MS: Getting back to your book Dancing the Fault – several of the poems are set in Northern California where you taught for a number of years. Do you miss that landscape?
JM: I do, in lots of ways. I had grown used to the constant mist of rain. When I was back in Portland for my daughter's wedding, I realized how much I missed walking around in the rain without a hat on. Just letting the rain be on my skin. I miss that climate a lot, and my friends, too. I was there for 13 years, except for holidays and summers, which I spent back here in Michigan. Dancing the Fault, for me, is a kind of book of migration – migrating back and forth between the ocean climate and redwoods and the Michigan landscape with its white pines and Lake Michigan and Superior and the Yellow Dog River.
After I returned to Michigan, I got interested in following the Sandhill Cranes. I became emotionally involved in their migration, in how they come to the Platte River each spring and spend a month to six weeks there before going on to the tundra. I became so involved that I did a three-month trip following the migrations. It became an odyssey across the country, starting from here in Michigan to the Platte in Nebraska, to eagles in Ogallala, to a bird sanctuary in Brigham City, Utah, near the Great Salt Lake where all those White Pelicans live. From there I went to the shore birds along the West Coast, through Northern California into Washington and British Columbia, and the Brant migration on Vancouver Island. All that time I was following the birds, I suppose, because I missed the migration pattern I had been in. I don't know how else to put it. I gave a poetry reading in Arcata, California, while I was there, and all I read were bird poems. I had enough bird poems to read for 45 minutes!
MS: It seems as though the two different landscapes, Michigan and California, become almost a single place within the poems.
JM: I believe that. Once the way has been internalized, it can be continued anywhere. It's as if those landscapes are members of the same family. It's all part of the same genealogy.
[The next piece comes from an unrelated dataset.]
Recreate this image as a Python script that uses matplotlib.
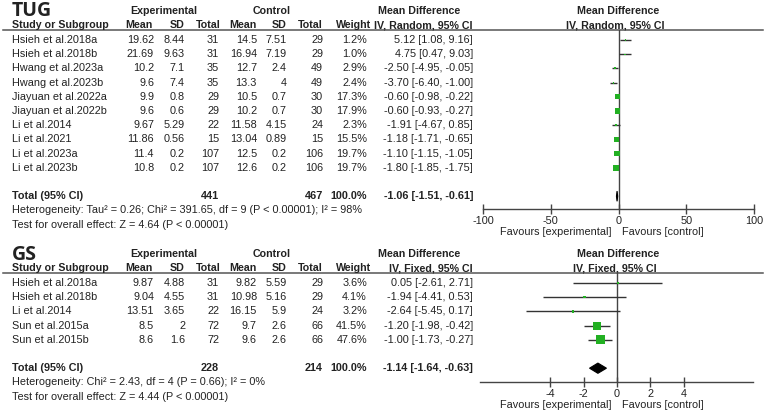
import matplotlib
matplotlib.use("Agg")
import matplotlib.pyplot as plt
from matplotlib.patches import Polygon
import numpy as np

# ---------------- data ----------------
tug_studies = ["Hsieh et al.2018a", "Hsieh et al.2018b", "Hwang et al.2023a", "Hwang et al.2023b",
               "Jiayuan et al.2022a", "Jiayuan et al.2022b", "Li et al.2014", "Li et al.2021",
               "Li et al.2023a", "Li et al.2023b"]
tug_exp_mean = ["19.62", "21.69", "10.2", "9.6", "9.9", "9.6", "9.67", "11.86", "11.4", "10.8"]
tug_exp_sd = ["8.44", "9.63", "7.1", "7.4", "0.8", "0.6", "5.29", "0.56", "0.2", "0.2"]
tug_exp_n = [31, 31, 35, 35, 29, 29, 22, 15, 107, 107]
tug_ctl_mean = ["14.5", "16.94", "12.7", "13.3", "10.5", "10.2", "11.58", "13.04", "12.5", "12.6"]
tug_ctl_sd = ["7.51", "7.19", "2.4", "4", "0.7", "0.7", "4.15", "0.89", "0.2", "0.2"]
tug_ctl_n = [29, 29, 49, 49, 30, 30, 24, 15, 106, 106]
tug_weight = [1.2, 1.0, 2.9, 2.4, 17.3, 17.9, 2.3, 15.5, 19.7, 19.7]
tug_md = [5.12, 4.75, -2.50, -3.70, -0.60, -0.60, -1.91, -1.18, -1.10, -1.80]
tug_lo = [1.08, 0.47, -4.95, -6.40, -0.98, -0.93, -4.67, -1.71, -1.15, -1.85]
tug_hi = [9.16, 9.03, -0.05, -1.00, -0.22, -0.27, 0.85, -0.65, -1.05, -1.75]
tug_total = (441, 467, -1.06, -1.51, -0.61)
tug_het = "Heterogeneity: Tau² = 0.26; Chi² = 391.65, df = 9 (P < 0.00001); I² = 98%"
tug_test = "Test for overall effect: Z = 4.64 (P < 0.00001)"
tug_ticks = [-100, -50, 0, 50, 100]

gs_studies = ["Hsieh et al.2018a", "Hsieh et al.2018b", "Li et al.2014", "Sun et al.2015a", "Sun et al.2015b"]
gs_exp_mean = ["9.87", "9.04", "13.51", "8.5", "8.6"]
gs_exp_sd = ["4.88", "4.55", "3.65", "2", "1.6"]
gs_exp_n = [31, 31, 22, 72, 72]
gs_ctl_mean = ["9.82", "10.98", "16.15", "9.7", "9.6"]
gs_ctl_sd = ["5.59", "5.16", "5.9", "2.6", "2.6"]
gs_ctl_n = [29, 29, 24, 66, 66]
gs_weight = [3.6, 4.1, 3.2, 41.5, 47.6]
gs_md = [0.05, -1.94, -2.64, -1.20, -1.00]
gs_lo = [-2.61, -4.41, -5.45, -1.98, -1.73]
gs_hi = [2.71, 0.53, 0.17, -0.42, -0.27]
gs_total = (228, 214, -1.14, -1.64, -0.63)
gs_het = "Heterogeneity: Chi² = 2.43, df = 4 (P = 0.66); I² = 0%"
gs_test = "Test for overall effect: Z = 4.44 (P < 0.00001)"
gs_ticks = [-4, -2, 0, 2, 4]

# ---------------- style ----------------
W, H = 767, 415
FONT = "Liberation Sans"
FS = 7.85
HFS = 7.7
TC = "#222222"
GREEN = "#22B022"
LINE = "#444444"

fig = plt.figure(figsize=(W / 100, H / 100), dpi=100)
bg = fig.add_axes([0, 0, 1, 1])
bg.set_xlim(0, W)
bg.set_ylim(H, 0)
bg.axis("off")


def t(x, y, s, ha="left", bold=False, size=None, family=FONT):
    bg.text(x, y, s, ha=ha, va="center", fontsize=size or (HFS if bold else FS),
            fontweight="bold" if bold else "normal", family=family, color=TC)


def panel(title, method, y0, studies, em, esd, en, cm, csd, cn, wt, md, lo, hi, total,
          het, test, ticks, ax_px, xlim):
    row_h = 14.2
    yt = y0 - 29          # title / header row 1
    yh = y0 - 15          # header row 2
    yl = y0 - 10          # header line
    t(12, yt + 0.5, title, bold=True, size=14, family="Open Sans")
    t(164, yt, "Experimental", ha="center", bold=True)
    t(272, yt, "Control", ha="center", bold=True)
    t(378, yt, "Mean Difference", bold=True)
    t(618, yt, "Mean Difference", ha="center", bold=True)
    t(12, yh, "Study or Subgroup", bold=True)
    for x, s in [(153, "Mean"), (185, "SD"), (221, "Total"), (257, "Mean"), (287, "SD"),
                 (323, "Total"), (371, "Weight"), (473, method)]:
        t(x, yh, s, ha="right", bold=True)
    t(615, yh, method, ha="center", bold=True)
    bg.plot([3, 763], [yl, yl], color="#555555", lw=1.1)

    for i, s in enumerate(studies):
        y = y0 + i * row_h
        t(12, y, s)
        t(154, y, em[i], ha="right")
        t(185, y, esd[i], ha="right")
        t(219, y, str(en[i]), ha="right")
        t(257, y, cm[i], ha="right")
        t(287, y, csd[i], ha="right")
        t(323, y, str(cn[i]), ha="right")
        t(367, y, f"{wt[i]:.1f}%", ha="right")
        t(473, y, f"{md[i]:.2f} [{lo[i]:.2f}, {hi[i]:.2f}]", ha="right")

    nt = len(studies) + 1
    yT = y0 + nt * row_h
    t(12, yT, "Total (95% CI)", bold=True, size=FS)
    t(219, yT, str(total[0]), ha="right", bold=True, size=FS)
    t(323, yT, str(total[1]), ha="right", bold=True, size=FS)
    t(367, yT, "100.0%", ha="right", bold=True, size=FS)
    t(473, yT, f"{total[2]:.2f} [{total[3]:.2f}, {total[4]:.2f}]", ha="right", bold=True, size=FS)
    t(12, yT + row_h, het)
    t(12, yT + 2 * row_h, test)

    # forest axes
    xl, xr, ytop, ybot = ax_px
    ax = fig.add_axes([xl / W, 1 - ybot / H, (xr - xl) / W, (ybot - ytop) / H])
    ax.set_xlim(*xlim)
    ax.set_ylim((ybot - y0) / row_h, (ytop - y0) / row_h)
    ax.patch.set_alpha(0)
    for sp in ["top", "left", "right"]:
        ax.spines[sp].set_visible(False)
    ax.spines["bottom"].set_color(LINE)
    ax.spines["bottom"].set_linewidth(1.0)
    ax.set_yticks([])
    ax.set_xticks(ticks)
    ax.set_xticklabels([str(v) for v in ticks], fontsize=FS, family=FONT, color=TC)
    ax.tick_params(axis="x", direction="inout", length=7, width=1.0, color=LINE, pad=1.5)
    ax.axvline(0, color=LINE, lw=1.0)
    rows = np.arange(len(studies))
    ax.hlines(rows, lo, hi, color="#333333", lw=1.0)
    ax.scatter(md, rows, marker="s", s=(0.9 * np.sqrt(wt)) ** 2, color=GREEN, zorder=3,
               linewidths=0)
    d = 0.36
    poly = Polygon([(total[3], nt), (total[2], nt - d), (total[4], nt), (total[2], nt + d)],
                   closed=True, facecolor="black", edgecolor="black", lw=0.8, zorder=4)
    ax.add_patch(poly)
    fy = ybot + 23
    bg.text(612, fy, "Favours [experimental]", ha="right", va="center", fontsize=FS,
            family=FONT, color=TC)
    bg.text(622, fy, "Favours [control]", ha="left", va="center", fontsize=FS,
            family=FONT, color=TC)


panel("TUG", "IV, Random, 95% CI", 40, tug_studies, tug_exp_mean, tug_exp_sd, tug_exp_n,
      tug_ctl_mean, tug_ctl_sd, tug_ctl_n, tug_weight, tug_md, tug_lo, tug_hi, tug_total,
      tug_het, tug_test, tug_ticks, (483, 754, 30, 209), (-100, 100))

panel("GS", "IV, Fixed, 95% CI", 283, gs_studies, gs_exp_mean, gs_exp_sd, gs_exp_n,
      gs_ctl_mean, gs_ctl_sd, gs_ctl_n, gs_weight, gs_md, gs_lo, gs_hi, gs_total,
      gs_het, gs_test, gs_ticks, (480, 753, 272, 382), (-8.18, 8.12))

fig.savefig("out.png", dpi=100)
MS: I keep asking people if they have a great answer to a question they've never been asked in an interview.
JM: I don't know if this fits nor not, but… When we write poetry, which emerges from the personal, we're creating a personal mythology, yet when we do an interview we're not sure where the personal ends and the person creating the mythology begins. In poems like "Letters to My Daughters," the mother is, in a sense, me, but a "me" who takes on larger, wider proportions beyond my own little humdrum life. In a way, it's like having an idiot savant on your back that you're forced to drag around for your entire life, and you have to do whatever you must to nurture her so that she can do her work. Once I even had a dream where she was in the passenger seat of my car and I was driving her around!